Automatize the harvesters
Currently, each group runs its harvesters manually. This development will run the harvesters for each group periodically.
- Periodicity is once every week.
- The logs will be stored in the database and kept during one month.
- The logs can be view using the current harvester views.
- The automatize process can be switch off.
- Each harvester can be activated or deactivated in the automatize process.
- This development would relies on the web2py task scheduler.
Roadmap
-
Refactor harvester -
Add automated harvester application parameter -
Setup Scheduler with a skeleton automated harvesting task function - Phase1: Create a scheduler task for automated harvesting
-
If global automated harvester parameter is not yes or true return from task -
Iterate on all harvester group entry -
If harvest is False continue -
Harvest group using process_url -
Convert logs and collection_logs to json
-
-
Use logging system for debug information -
Add an application parameter to define the execution scheduling -
Queue or dequeue automatic harvesting task according to application parameter values -
Requeue the automatic harvesting task with the new start time if the scheduling is modified
-
- Phase 2: Create DB tables
-
Create a table to hold automatic harvesting logs -
Write json logs and info into the table -
Erase logs older than one month -
Update the DB schema graphic
-
- Phase 3: Create view for the logs
-
Create Selector for harvesting logs display -
Create Controller function for harvesting logs -
Add menu command to display harvesting logs -
Get logs from the database
-
Conclusions
From that prototype, we identified all pieces required to run periodically the harvesters:
- task scheduler
- scheduler tables
- task modules
- additional controller to manipualte the task and to give access to the log
It also appears that we have to simplify the interface exposes to the user.

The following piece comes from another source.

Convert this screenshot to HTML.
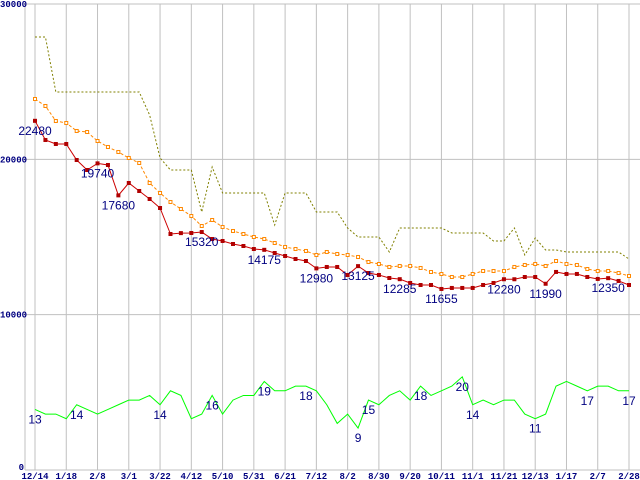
<!DOCTYPE html>
<html><head><meta charset="utf-8"><style>
html,body{margin:0;padding:0;background:#fff;}
svg{display:block;}
</style></head><body>
<svg id="chart" width="640" height="480" xmlns="http://www.w3.org/2000/svg"></svg>
<script>
const xTickLabels=["12/14","1/18","2/8","3/1","3/22","4/12","5/10","5/31","6/21","7/12","8/2","8/30","9/20","10/11","11/1","11/21","12/13","1/17","2/7","2/28"];
const yTicks=[0,10000,20000,30000];
const redValues=[22480,21245,20988,20988,19957,19313,19740,19636,17680,18477,17962,17447,16867,15193,15250,15258,15320,14872,14743,14550,14421,14227,14175,13970,13777,13584,13455,12980,13070,13070,12554,13125,12682,12554,12360,12285,12040,11910,11910,11655,11720,11720,11720,11910,12040,12280,12280,12425,12425,11990,12750,12620,12620,12425,12300,12350,12170,11910];
const orangeValues=[23885,23434,22468,22340,21825,21760,21180,20795,20473,20087,19765,18477,17833,17254,16803,16352,15708,16095,15644,15387,15193,15000,14872,14614,14357,14228,14100,13842,14035,13906,13842,13713,13391,13262,13070,13134,13134,13005,12747,12618,12425,12425,12618,12811,12811,12811,13070,13198,13262,13134,13455,13262,13198,12940,12811,12811,12683,12490];
const oliveValues=[27876,27876,24335,24335,24335,24335,24335,24335,24335,24335,24335,22855,20087,19313,19313,19313,16610,19507,17833,17833,17833,17833,17833,15773,17833,17833,17833,16610,16610,16610,15580,15000,15000,15000,14035,15580,15580,15580,15580,15580,15258,15258,15258,15258,14743,14743,15580,13842,14936,14164,14164,14035,14035,14035,14035,14035,14035,13584];
const greenValues=[13,12,12,11,14,13,12,13,14,15,15,16,14,17,16,11,12,16,12,15,16,16,19,17,17,18,18,17,14,10,12,9,15,14,16,17,15,18,16,17,18,20,14,15,14,15,15,12,11,12,18,19,18,17,18,18,17,17];
const redLabelIdx=[0,6,8,16,22,27,31,35,39,45,49,55];
const greenLabelIdx=[0,4,12,17,22,26,31,32,37,41,42,48,53,57];
const GREEN_SCALE=300;

const svg=document.getElementById('chart');
const NS='http://www.w3.org/2000/svg';
const X0=35, DX=(629-35)/57, Y0=470, YTOP=4, YMAX=30000;
function xs(i){return X0+i*DX;}
function ys(v){return Y0-v*(Y0-YTOP)/YMAX;}
function mk(tag,attrs,parent){const e=document.createElementNS(NS,tag);for(const k in attrs)e.setAttribute(k,attrs[k]);(parent||svg).appendChild(e);return e;}

const grid=mk('g',{});


yTicks.forEach(v=>{
  if(v>0){const l=mk('line',{x1:25,x2:640,y1:ys(v),y2:ys(v),stroke:'#c0c0c0','stroke-width':1},grid);
  
  }
});
xTickLabels.forEach((t,k)=>{
  const x=xs(k*3);
  const l=mk('line',{x1:x,x2:x,y1:YTOP,y2:Y0,stroke:'#c0c0c0','stroke-width':1},grid);
  
  
  const tx=mk('text',{x:x,y:479,'text-anchor':'middle','font-family':'Liberation Mono, monospace','font-size':9,'font-weight':'bold',fill:'#000080'});
  tx.textContent=t;
  
  
});
const ax=mk('line',{x1:25,x2:25,y1:YTOP,y2:Y0,stroke:'#c0c0c0'});


const bx=mk('line',{x1:25,x2:640,y1:Y0,y2:Y0,stroke:'#c0c0c0'});


yTicks.forEach(v=>{
  const t=mk('text',{x:v===0?24:0,y:ys(v)+(v===0?0:3),'text-anchor':v===0?'end':'start','font-family':'Liberation Mono, monospace','font-size':9,'font-weight':'bold',fill:'#000080'});
  t.textContent=String(v);
  
  
});

function poly(vals,yf,attrs,name){
  const p=mk('polyline',Object.assign({points:vals.map((v,i)=>xs(i)+','+yf(v)).join(' '),fill:'none'},attrs));
  
  
  return p;
}
const gy=v=>ys(v*GREEN_SCALE);
poly(oliveValues,ys,{stroke:'#808000','stroke-width':1,'stroke-dasharray':'2,2'},'olive-series-line');
poly(orangeValues,ys,{stroke:'#ff8800','stroke-width':1,'stroke-dasharray':'3,2'},'orange-series-line');
orangeValues.forEach((v,i)=>{
  const r=mk('rect',{x:xs(i)-1.5,y:ys(v)-1.5,width:3,height:3,fill:'#fff',stroke:'#ff8800','stroke-width':1});
  
  
});
poly(redValues,ys,{stroke:'#cc0000','stroke-width':1},'red-series-line');
redValues.forEach((v,i)=>{
  const r=mk('rect',{x:xs(i)-2,y:ys(v)-2,width:4,height:4,fill:'#b00000'});
  
  
});
poly(greenValues,gy,{stroke:'#00ff00','stroke-width':1},'green-series-line');

function label(x,y,txt,name){
  const t=mk('text',{x:x,y:y,'text-anchor':'middle','font-family':'Liberation Sans, sans-serif','font-size':12,fill:'#000080'});
  t.textContent=txt;
  
  
}
redLabelIdx.forEach(i=>label(xs(i),ys(redValues[i])+14,String(redValues[i]),'red-value-label'));
greenLabelIdx.forEach(i=>label(xs(i),gy(greenValues[i])+14,String(greenValues[i]),'green-value-label'));
</script>
</body></html>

A possible evolution is to create a separate application, SCAN, connected to the task scheduler:
- Give access to the schedule tables
- Contain the logic to authorize the running of the harvester for a given track_publications_xxx database
- Contain the logic to balance the load between the different track_publications_xxx applications
For each track_publication application, the user will have access to:
- a switch to allow or not the periodic scan
- a switch for each harvester
- an action to consult log. It will give access to the date and the harvester log for each team. The layout is a grid where row are grouped per team. Each row contains the date and an hyper-link pointing to the harvester log.